De acordo com a economista Andressa Araújo Pereira, autora do estudo A indústria do futebol feminino: estrutura econômica e estratégias de desenvolvimento, a modalidade é considerada pela (Federação Internacional de Futebol) Fifa como “a maior oportunidade de crescimento do meio do futebol”. A entidade estabeleceu como objetivo atingir 60 milhões de praticantes até 2027. Nesse sentido, tal meta abrange estratégias que incluem aumentar a participação, elevar o valor comercial e construir alicerces sólidos para a modalidade.
Marcelo Ribeiro, gerente de projetos estratégicos da Fundação Tide Setubal, contextualiza a importância de iniciativas como o Lapenna para Mulheres nas periferias. “O esporte nas periferias sempre foi mais do que prática corporal: é ferramenta de organização comunitária, criação de vínculos e construção de futuros. É espaço de resistência e afirmação de direitos”, afirma. “Quando uma associação esportiva periférica consegue financiamento, ela não apenas promove esporte. Ela também gera oportunidades de educação, formação política e empreendedorismo.”
Ribeiro destaca ainda que “o acesso ao esporte é desigual. Enquanto regiões centrais contam com equipamentos públicos de qualidade, nas periferias a prática esportiva muitas vezes depende da organização comunitária e da autogestão”. Projetos como o Lapenna para Mulheres rompem essa lógica, pois oferecem estrutura, segurança e suporte técnico.
Desafios e futuro
Manter o interesse das meninas é o próximo desafio. “Queremos oferecer atividades que vão além dos jogos e coletivos e essa cultura, que acontece também no masculino, precisa de tempo para ser alterada”, observa Lawanda. “Outro passo é inseri-las em competições saudáveis. Estamos planejando um torneio em breve.”
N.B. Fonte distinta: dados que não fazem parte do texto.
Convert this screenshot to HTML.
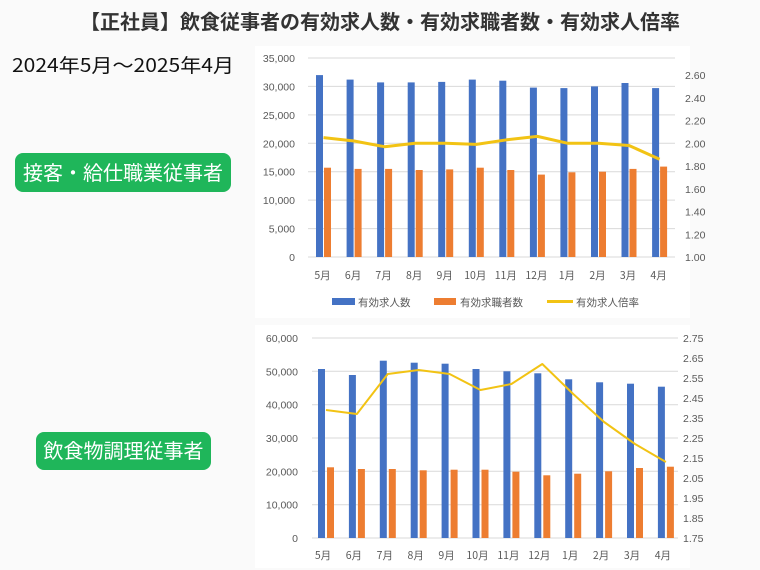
<!DOCTYPE html>
<html><head><meta charset="utf-8"><style>
body{margin:0;background:#fafafa;}
svg{display:block;font-family:"Liberation Sans","Noto Sans CJK JP",sans-serif;}
</style></head><body>
<svg width="760" height="570" viewBox="0 0 760 570" xmlns="http://www.w3.org/2000/svg">
<rect width="760" height="570" fill="#fafafa"/>
<text x="380" y="29" text-anchor="middle" font-size="20" font-weight="bold" fill="#333" font-family="'Noto Sans CJK JP',sans-serif">【正社員】飲食従事者の有効求人数・有効求職者数・有効求人倍率</text>
<text x="12" y="72" font-size="19" fill="#111" font-family="'Noto Sans CJK JP',sans-serif" textLength="222" lengthAdjust="spacingAndGlyphs">2024年5月～2025年4月</text>
<rect x="15" y="153" width="216" height="39" rx="8" fill="#1fb65a"/>
<text x="123" y="180" text-anchor="middle" font-size="20" fill="#fff" font-family="'Noto Sans CJK JP',sans-serif">接客・給仕職業従事者</text>
<rect x="36" y="432" width="175" height="38" rx="8" fill="#1fb65a"/>
<text x="123.5" y="458" text-anchor="middle" font-size="20" fill="#fff" font-family="'Noto Sans CJK JP',sans-serif">飲食物調理従事者</text>

<rect x="255" y="46" width="435" height="272" fill="#fff"/>
<rect x="255" y="325" width="435" height="243" fill="#fff"/>

<g stroke="#d9d9d9" stroke-width="1">
<line x1="308" x2="675" y1="257" y2="257"/><line x1="308" x2="675" y1="228.6" y2="228.6"/><line x1="308" x2="675" y1="200.1" y2="200.1"/><line x1="308" x2="675" y1="171.7" y2="171.7"/><line x1="308" x2="675" y1="143.3" y2="143.3"/><line x1="308" x2="675" y1="114.9" y2="114.9"/><line x1="308" x2="675" y1="86.4" y2="86.4"/><line x1="308" x2="675" y1="58" y2="58"/>
<line x1="312" x2="678" y1="538" y2="538"/><line x1="312" x2="678" y1="504.7" y2="504.7"/><line x1="312" x2="678" y1="471.3" y2="471.3"/><line x1="312" x2="678" y1="438" y2="438"/><line x1="312" x2="678" y1="404.7" y2="404.7"/><line x1="312" x2="678" y1="371.3" y2="371.3"/><line x1="312" x2="678" y1="338" y2="338"/>
</g>

<g font-size="10.5" fill="#595959" text-anchor="end">
<text x="295" y="261">0</text><text x="295" y="232.6">5,000</text><text x="295" y="204.1">10,000</text><text x="295" y="175.7">15,000</text><text x="295" y="147.3">20,000</text><text x="295" y="118.9">25,000</text><text x="295" y="90.4">30,000</text><text x="295" y="62">35,000</text>
<text x="298" y="542">0</text><text x="298" y="508.7">10,000</text><text x="298" y="475.3">20,000</text><text x="298" y="442">30,000</text><text x="298" y="408.7">40,000</text><text x="298" y="375.3">50,000</text><text x="298" y="342">60,000</text>
</g>
<g font-size="10.5" fill="#595959">
<text x="685" y="261">1.00</text><text x="685" y="238.3">1.20</text><text x="685" y="215.5">1.40</text><text x="685" y="192.8">1.60</text><text x="685" y="170">1.80</text><text x="685" y="147.3">2.00</text><text x="685" y="124.5">2.20</text><text x="685" y="101.8">2.40</text><text x="685" y="79">2.60</text>
<text x="683" y="542">1.75</text><text x="683" y="522">1.85</text><text x="683" y="502">1.95</text><text x="683" y="482">2.05</text><text x="683" y="462">2.15</text><text x="683" y="442">2.25</text><text x="683" y="422">2.35</text><text x="683" y="402">2.45</text><text x="683" y="382">2.55</text><text x="683" y="362">2.65</text><text x="683" y="342">2.75</text>
</g>

<g fill="#4472c4">
<rect x="316" y="75.1" width="7" height="181.9"/><rect x="346.6" y="79.6" width="7" height="177.4"/><rect x="377.1" y="82.4" width="7" height="174.6"/><rect x="407.7" y="82.4" width="7" height="174.6"/><rect x="438.2" y="81.9" width="7" height="175.1"/><rect x="468.8" y="79.6" width="7" height="177.4"/><rect x="499.3" y="80.7" width="7" height="176.3"/><rect x="529.9" y="87.6" width="7" height="169.4"/><rect x="560.4" y="88.1" width="7" height="168.9"/><rect x="591" y="86.4" width="7" height="170.6"/><rect x="621.5" y="83" width="7" height="174"/><rect x="652.1" y="88.1" width="7" height="168.9"/>
<rect x="318" y="369" width="7" height="169"/><rect x="348.9" y="375" width="7" height="163"/><rect x="379.8" y="360.7" width="7" height="177.3"/><rect x="410.7" y="362.7" width="7" height="175.3"/><rect x="441.6" y="363.7" width="7" height="174.3"/><rect x="472.5" y="369" width="7" height="169"/><rect x="503.4" y="371.3" width="7" height="166.7"/><rect x="534.3" y="373.3" width="7" height="164.7"/><rect x="565.2" y="379.3" width="7" height="158.7"/><rect x="596.1" y="382.3" width="7" height="155.7"/><rect x="627" y="383.7" width="7" height="154.3"/><rect x="657.9" y="386.7" width="7" height="151.3"/>
</g>
<g fill="#ed7d31">
<rect x="324" y="167.7" width="7" height="89.3"/><rect x="354.6" y="168.9" width="7" height="88.1"/><rect x="385.1" y="168.9" width="7" height="88.1"/><rect x="415.7" y="170" width="7" height="87"/><rect x="446.2" y="169.4" width="7" height="87.6"/><rect x="476.8" y="167.7" width="7" height="89.3"/><rect x="507.3" y="170" width="7" height="87"/><rect x="537.9" y="174.6" width="7" height="82.4"/><rect x="568.4" y="172.3" width="7" height="84.7"/><rect x="599" y="171.7" width="7" height="85.3"/><rect x="629.5" y="168.9" width="7" height="88.1"/><rect x="660.1" y="166.6" width="7" height="90.4"/>
<rect x="327" y="467.3" width="7" height="70.7"/><rect x="357.9" y="469" width="7" height="69"/><rect x="388.8" y="469" width="7" height="69"/><rect x="419.7" y="470.3" width="7" height="67.7"/><rect x="450.6" y="469.7" width="7" height="68.3"/><rect x="481.5" y="469.7" width="7" height="68.3"/><rect x="512.4" y="471.7" width="7" height="66.3"/><rect x="543.3" y="475.3" width="7" height="62.7"/><rect x="574.2" y="473.7" width="7" height="64.3"/><rect x="605.1" y="471.3" width="7" height="66.7"/><rect x="636" y="468" width="7" height="70"/><rect x="666.9" y="466.7" width="7" height="71.3"/>
</g>
<polyline fill="none" stroke="#f2c314" stroke-width="3" stroke-linejoin="round" points="323.5,137.6 354.1,141 384.6,146.7 415.2,143.3 445.7,143.3 476.3,144.4 506.8,139.8 537.4,136.4 567.9,143.3 598.5,143.3 629,145.5 659.6,159.2"/>
<polyline fill="none" stroke="#f2c314" stroke-width="2" stroke-linejoin="round" points="326,410 356.9,414 387.8,374 418.7,370 449.6,374 480.5,390 511.4,384 542.3,364 573.2,394 604.1,422 635,444 665.9,462"/>

<g font-size="10.5" fill="#595959" text-anchor="middle" font-family="'Noto Sans CJK JP',sans-serif">
<text x="322.5" y="279">5月</text><text x="353.1" y="279">6月</text><text x="383.6" y="279">7月</text><text x="414.2" y="279">8月</text><text x="444.7" y="279">9月</text><text x="475.3" y="279">10月</text><text x="505.8" y="279">11月</text><text x="536.4" y="279">12月</text><text x="566.9" y="279">1月</text><text x="597.5" y="279">2月</text><text x="628" y="279">3月</text><text x="658.6" y="279">4月</text>
<text x="323" y="559">5月</text><text x="353.9" y="559">6月</text><text x="384.8" y="559">7月</text><text x="415.7" y="559">8月</text><text x="446.6" y="559">9月</text><text x="477.5" y="559">10月</text><text x="508.4" y="559">11月</text><text x="539.3" y="559">12月</text><text x="570.2" y="559">1月</text><text x="601.1" y="559">2月</text><text x="632" y="559">3月</text><text x="662.9" y="559">4月</text>
</g>
<rect x="332" y="298" width="23" height="7" fill="#4472c4"/>
<rect x="434" y="298" width="22" height="7" fill="#ed7d31"/>
<line x1="547" x2="573" y1="301.5" y2="301.5" stroke="#f2c314" stroke-width="3"/>
<g font-size="10.5" fill="#595959" font-family="'Noto Sans CJK JP',sans-serif">
<text x="358" y="306">有効求人数</text><text x="460" y="306">有効求職者数</text><text x="576" y="306">有効求人倍率</text>
</g>
</svg>
</body></html>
A proximidade da Copa do Mundo Feminina de 2027, no Brasil, é vista por Jéssica como uma oportunidade para amplificar ainda mais o interesse. “Todo esse movimento midiático envolve as meninas. Elas veem que há um caminho possível”, completa a coordenadora.
Não é possível afirmar que haja uma relação direta de causa e efeito entre o heptacampeonato do Corinthians e o crescimento do projeto no Jardim Lapenna. Mas é possível supor que uma coisa influencia a outra. O sucesso de um time da zona leste – assim como o do projeto apoiado pela Fundação Tide Setubal – inspira meninas a ocuparem espaços que antes lhes eram negados, mostrando que o futebol também é lugar de mulheres.